<<<<
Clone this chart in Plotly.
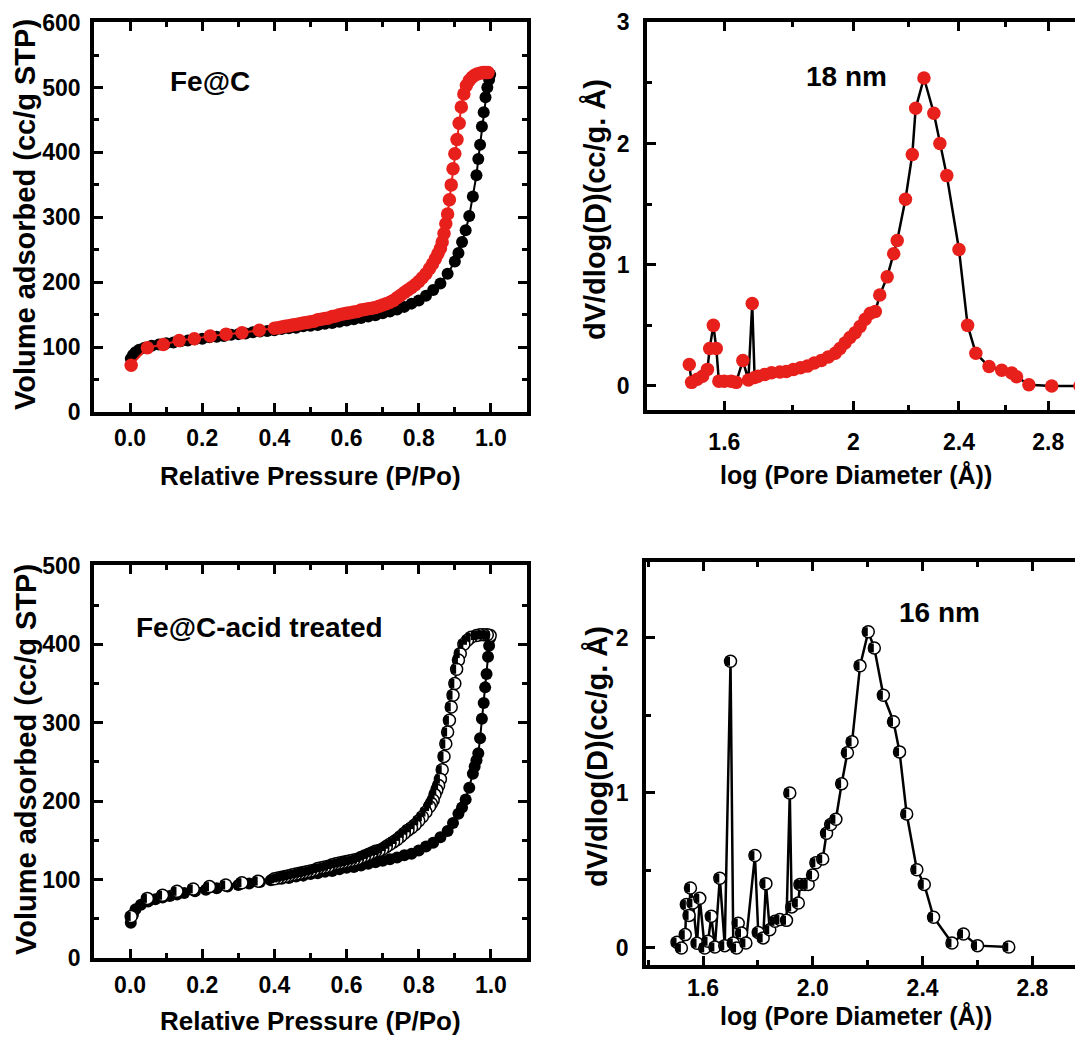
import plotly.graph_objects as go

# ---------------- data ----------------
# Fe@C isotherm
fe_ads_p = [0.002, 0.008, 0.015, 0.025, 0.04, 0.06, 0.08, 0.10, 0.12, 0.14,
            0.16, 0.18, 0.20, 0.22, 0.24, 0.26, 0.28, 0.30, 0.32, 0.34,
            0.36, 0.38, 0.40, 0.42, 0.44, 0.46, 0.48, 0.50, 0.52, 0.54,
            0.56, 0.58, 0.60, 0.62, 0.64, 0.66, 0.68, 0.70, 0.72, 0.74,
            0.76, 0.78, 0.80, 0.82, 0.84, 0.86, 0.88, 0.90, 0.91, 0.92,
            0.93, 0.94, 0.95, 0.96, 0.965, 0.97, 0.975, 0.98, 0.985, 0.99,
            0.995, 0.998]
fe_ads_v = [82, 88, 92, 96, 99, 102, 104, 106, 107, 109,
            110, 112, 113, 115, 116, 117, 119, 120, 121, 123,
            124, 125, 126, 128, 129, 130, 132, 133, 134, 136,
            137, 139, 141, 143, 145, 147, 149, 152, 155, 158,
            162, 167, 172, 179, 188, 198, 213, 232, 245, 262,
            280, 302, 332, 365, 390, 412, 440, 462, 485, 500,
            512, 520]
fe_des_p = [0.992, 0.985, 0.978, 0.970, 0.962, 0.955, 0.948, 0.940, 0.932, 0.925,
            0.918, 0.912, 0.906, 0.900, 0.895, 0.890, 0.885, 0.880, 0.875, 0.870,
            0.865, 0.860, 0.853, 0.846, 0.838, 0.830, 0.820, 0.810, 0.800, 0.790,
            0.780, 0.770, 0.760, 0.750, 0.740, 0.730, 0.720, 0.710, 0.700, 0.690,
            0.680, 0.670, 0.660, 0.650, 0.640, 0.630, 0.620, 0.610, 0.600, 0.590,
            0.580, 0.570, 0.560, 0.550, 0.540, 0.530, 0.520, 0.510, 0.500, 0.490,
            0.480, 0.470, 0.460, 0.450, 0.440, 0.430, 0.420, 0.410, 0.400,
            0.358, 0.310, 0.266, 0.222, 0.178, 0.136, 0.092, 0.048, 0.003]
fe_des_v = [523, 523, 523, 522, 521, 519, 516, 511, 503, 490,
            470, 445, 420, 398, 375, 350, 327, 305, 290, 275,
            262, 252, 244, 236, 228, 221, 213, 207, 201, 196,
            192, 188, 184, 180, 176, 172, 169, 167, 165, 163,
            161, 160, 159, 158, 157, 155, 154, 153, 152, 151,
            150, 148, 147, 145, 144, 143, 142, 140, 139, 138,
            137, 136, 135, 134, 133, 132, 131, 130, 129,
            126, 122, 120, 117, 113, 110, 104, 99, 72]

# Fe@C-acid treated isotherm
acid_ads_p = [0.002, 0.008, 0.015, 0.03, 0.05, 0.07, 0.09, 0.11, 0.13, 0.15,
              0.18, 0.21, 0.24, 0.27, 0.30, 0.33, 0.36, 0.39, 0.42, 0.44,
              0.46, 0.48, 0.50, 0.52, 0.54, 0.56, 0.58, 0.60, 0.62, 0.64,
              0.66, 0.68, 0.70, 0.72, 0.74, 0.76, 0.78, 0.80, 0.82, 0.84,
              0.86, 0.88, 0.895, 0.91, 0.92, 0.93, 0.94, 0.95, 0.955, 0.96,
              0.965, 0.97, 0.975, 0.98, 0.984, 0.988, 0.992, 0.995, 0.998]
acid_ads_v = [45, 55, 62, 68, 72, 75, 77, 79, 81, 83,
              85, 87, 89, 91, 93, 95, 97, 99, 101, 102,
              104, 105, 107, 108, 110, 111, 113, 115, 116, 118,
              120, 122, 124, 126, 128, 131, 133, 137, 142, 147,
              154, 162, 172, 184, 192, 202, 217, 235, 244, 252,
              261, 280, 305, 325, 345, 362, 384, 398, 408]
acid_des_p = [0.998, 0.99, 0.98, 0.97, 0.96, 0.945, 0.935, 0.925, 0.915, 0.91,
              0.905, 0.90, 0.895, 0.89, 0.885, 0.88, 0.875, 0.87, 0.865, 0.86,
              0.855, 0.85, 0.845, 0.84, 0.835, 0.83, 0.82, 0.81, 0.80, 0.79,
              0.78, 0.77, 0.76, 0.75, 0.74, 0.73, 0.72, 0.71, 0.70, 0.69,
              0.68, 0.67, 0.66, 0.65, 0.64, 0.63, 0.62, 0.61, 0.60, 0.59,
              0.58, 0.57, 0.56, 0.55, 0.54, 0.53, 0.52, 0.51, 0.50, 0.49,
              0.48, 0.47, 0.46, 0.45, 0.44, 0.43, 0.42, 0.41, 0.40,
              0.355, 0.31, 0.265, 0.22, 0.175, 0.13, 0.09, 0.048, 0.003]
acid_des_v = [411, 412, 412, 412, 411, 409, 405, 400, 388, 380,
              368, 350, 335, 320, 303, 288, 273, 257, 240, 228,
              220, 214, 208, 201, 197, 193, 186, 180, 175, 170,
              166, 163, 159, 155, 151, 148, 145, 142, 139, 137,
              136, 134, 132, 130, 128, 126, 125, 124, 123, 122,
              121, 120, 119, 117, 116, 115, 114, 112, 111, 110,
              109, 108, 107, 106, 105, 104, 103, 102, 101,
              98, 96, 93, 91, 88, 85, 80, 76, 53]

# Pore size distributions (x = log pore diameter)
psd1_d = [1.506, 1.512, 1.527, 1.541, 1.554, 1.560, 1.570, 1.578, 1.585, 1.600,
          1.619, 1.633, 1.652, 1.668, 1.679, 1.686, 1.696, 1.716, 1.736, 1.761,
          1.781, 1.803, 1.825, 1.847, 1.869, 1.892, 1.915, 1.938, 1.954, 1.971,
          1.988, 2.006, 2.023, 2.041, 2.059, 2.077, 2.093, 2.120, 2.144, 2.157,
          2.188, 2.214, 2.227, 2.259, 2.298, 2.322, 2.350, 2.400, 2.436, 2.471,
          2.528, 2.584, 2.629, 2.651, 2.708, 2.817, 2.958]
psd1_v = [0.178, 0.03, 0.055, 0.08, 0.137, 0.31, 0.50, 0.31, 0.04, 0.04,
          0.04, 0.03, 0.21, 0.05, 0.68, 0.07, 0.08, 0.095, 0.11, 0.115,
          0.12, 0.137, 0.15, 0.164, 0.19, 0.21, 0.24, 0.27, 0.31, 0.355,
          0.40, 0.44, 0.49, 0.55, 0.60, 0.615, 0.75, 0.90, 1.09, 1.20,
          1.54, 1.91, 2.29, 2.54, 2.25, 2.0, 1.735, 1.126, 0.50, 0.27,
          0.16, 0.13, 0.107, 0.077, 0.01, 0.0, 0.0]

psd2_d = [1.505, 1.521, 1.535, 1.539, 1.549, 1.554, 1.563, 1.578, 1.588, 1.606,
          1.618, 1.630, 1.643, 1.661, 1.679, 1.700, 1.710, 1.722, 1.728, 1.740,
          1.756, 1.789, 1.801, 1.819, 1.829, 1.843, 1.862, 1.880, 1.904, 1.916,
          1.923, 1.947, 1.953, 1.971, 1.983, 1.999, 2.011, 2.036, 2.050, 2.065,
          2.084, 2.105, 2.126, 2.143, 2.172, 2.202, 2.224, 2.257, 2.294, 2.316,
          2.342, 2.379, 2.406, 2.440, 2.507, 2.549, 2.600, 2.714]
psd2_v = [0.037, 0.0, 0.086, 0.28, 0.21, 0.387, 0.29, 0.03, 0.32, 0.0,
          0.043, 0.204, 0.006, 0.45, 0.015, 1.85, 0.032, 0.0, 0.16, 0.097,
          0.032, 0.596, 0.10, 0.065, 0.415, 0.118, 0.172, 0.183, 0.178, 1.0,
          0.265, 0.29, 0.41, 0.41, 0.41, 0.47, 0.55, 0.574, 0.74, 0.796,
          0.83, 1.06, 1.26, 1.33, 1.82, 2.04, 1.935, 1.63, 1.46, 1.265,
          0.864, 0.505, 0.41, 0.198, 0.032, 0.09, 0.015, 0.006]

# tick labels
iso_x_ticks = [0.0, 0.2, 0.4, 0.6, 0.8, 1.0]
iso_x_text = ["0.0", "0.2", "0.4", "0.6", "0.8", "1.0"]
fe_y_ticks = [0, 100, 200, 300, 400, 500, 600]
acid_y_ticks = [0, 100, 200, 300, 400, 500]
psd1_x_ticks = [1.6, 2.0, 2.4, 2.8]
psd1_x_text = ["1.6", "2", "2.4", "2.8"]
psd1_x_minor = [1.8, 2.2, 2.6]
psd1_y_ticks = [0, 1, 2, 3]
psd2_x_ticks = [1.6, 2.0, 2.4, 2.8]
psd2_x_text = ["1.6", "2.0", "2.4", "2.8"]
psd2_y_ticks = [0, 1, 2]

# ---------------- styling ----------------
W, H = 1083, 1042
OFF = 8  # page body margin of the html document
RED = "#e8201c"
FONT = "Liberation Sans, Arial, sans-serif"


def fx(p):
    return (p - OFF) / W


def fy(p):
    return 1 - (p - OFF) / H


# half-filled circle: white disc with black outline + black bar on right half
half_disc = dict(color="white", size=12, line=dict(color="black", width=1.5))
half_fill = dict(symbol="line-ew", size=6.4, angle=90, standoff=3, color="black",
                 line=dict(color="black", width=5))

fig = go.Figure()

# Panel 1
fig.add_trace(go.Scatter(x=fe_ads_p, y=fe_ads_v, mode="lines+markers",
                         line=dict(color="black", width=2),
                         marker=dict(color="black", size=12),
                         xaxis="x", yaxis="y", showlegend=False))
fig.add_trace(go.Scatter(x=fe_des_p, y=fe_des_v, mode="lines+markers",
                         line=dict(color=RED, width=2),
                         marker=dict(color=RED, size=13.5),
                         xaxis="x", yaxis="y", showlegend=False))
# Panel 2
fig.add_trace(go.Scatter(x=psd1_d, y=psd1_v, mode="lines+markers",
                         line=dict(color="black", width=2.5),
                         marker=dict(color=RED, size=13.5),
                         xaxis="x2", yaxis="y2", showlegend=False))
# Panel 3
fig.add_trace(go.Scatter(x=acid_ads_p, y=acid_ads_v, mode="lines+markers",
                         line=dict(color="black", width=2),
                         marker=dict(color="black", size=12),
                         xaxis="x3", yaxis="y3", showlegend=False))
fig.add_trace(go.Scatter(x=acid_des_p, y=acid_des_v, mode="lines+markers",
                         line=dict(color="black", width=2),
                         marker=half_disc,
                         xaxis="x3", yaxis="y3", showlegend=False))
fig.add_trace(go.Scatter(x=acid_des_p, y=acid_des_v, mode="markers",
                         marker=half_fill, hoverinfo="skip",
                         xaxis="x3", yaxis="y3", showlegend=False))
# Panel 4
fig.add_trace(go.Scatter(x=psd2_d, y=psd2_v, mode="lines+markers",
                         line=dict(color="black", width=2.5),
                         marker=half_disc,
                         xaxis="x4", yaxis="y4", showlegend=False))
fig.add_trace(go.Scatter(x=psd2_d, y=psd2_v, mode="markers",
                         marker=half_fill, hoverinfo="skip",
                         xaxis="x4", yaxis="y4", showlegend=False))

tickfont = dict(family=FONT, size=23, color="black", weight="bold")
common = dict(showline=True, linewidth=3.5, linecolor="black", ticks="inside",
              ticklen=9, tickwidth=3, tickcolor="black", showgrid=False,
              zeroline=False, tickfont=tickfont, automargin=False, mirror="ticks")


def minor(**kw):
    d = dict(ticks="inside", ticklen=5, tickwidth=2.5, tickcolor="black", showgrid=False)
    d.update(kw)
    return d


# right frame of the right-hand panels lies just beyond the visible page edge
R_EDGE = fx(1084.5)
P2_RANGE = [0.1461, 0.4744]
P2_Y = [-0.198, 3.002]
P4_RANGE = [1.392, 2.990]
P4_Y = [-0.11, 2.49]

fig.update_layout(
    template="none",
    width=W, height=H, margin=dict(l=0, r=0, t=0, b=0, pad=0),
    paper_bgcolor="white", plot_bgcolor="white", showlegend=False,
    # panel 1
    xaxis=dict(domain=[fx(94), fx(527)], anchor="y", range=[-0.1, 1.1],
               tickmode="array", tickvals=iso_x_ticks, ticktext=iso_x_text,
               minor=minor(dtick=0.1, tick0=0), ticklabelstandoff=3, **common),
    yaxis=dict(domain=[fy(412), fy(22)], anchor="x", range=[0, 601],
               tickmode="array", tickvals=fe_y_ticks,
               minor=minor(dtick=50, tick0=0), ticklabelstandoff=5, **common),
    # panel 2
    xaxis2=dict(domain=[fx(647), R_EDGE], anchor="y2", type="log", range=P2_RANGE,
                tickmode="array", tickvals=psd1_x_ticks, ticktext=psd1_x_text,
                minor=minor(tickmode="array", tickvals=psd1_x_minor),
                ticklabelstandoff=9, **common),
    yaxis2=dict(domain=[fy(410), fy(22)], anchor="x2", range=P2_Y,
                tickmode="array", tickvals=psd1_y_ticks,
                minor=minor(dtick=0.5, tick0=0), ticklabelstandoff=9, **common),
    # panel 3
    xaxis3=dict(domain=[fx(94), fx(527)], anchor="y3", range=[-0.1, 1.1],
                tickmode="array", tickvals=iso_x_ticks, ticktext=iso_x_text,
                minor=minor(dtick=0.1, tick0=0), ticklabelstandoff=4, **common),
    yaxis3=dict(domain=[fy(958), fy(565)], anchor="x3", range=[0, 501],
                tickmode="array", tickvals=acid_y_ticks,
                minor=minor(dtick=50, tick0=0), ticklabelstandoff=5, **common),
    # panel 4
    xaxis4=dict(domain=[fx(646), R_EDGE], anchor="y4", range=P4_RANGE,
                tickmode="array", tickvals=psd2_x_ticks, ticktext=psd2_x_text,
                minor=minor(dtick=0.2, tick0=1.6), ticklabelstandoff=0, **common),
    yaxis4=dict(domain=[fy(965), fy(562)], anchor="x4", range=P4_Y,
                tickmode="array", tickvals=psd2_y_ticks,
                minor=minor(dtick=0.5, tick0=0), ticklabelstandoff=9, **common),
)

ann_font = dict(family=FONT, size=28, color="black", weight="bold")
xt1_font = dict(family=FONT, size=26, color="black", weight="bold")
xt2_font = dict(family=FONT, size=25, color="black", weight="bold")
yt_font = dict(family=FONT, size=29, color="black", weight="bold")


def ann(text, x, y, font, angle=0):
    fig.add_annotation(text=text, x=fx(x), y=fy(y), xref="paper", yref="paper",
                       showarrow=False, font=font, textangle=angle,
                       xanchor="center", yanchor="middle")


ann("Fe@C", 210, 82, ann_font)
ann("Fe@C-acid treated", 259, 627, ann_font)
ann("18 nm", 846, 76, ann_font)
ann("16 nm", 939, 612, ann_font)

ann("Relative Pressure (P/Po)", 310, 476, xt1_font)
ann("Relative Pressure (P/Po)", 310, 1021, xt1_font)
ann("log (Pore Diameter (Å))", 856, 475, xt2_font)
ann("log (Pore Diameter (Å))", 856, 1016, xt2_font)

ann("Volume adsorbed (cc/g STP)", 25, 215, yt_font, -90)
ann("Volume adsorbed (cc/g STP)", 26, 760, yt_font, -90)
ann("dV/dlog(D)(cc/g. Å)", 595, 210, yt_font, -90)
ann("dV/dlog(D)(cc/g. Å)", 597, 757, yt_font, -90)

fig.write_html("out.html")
>>>>
## [INSTRUCTIONS TO FOLLOW]
Take the lines from the start of the material to the line with "import plotly.graph_objects as go", both included, and transcribe them exactly without the pictures.

## [TASK OUTPUT]
Clone this chart in Plotly.
import plotly.graph_objects as go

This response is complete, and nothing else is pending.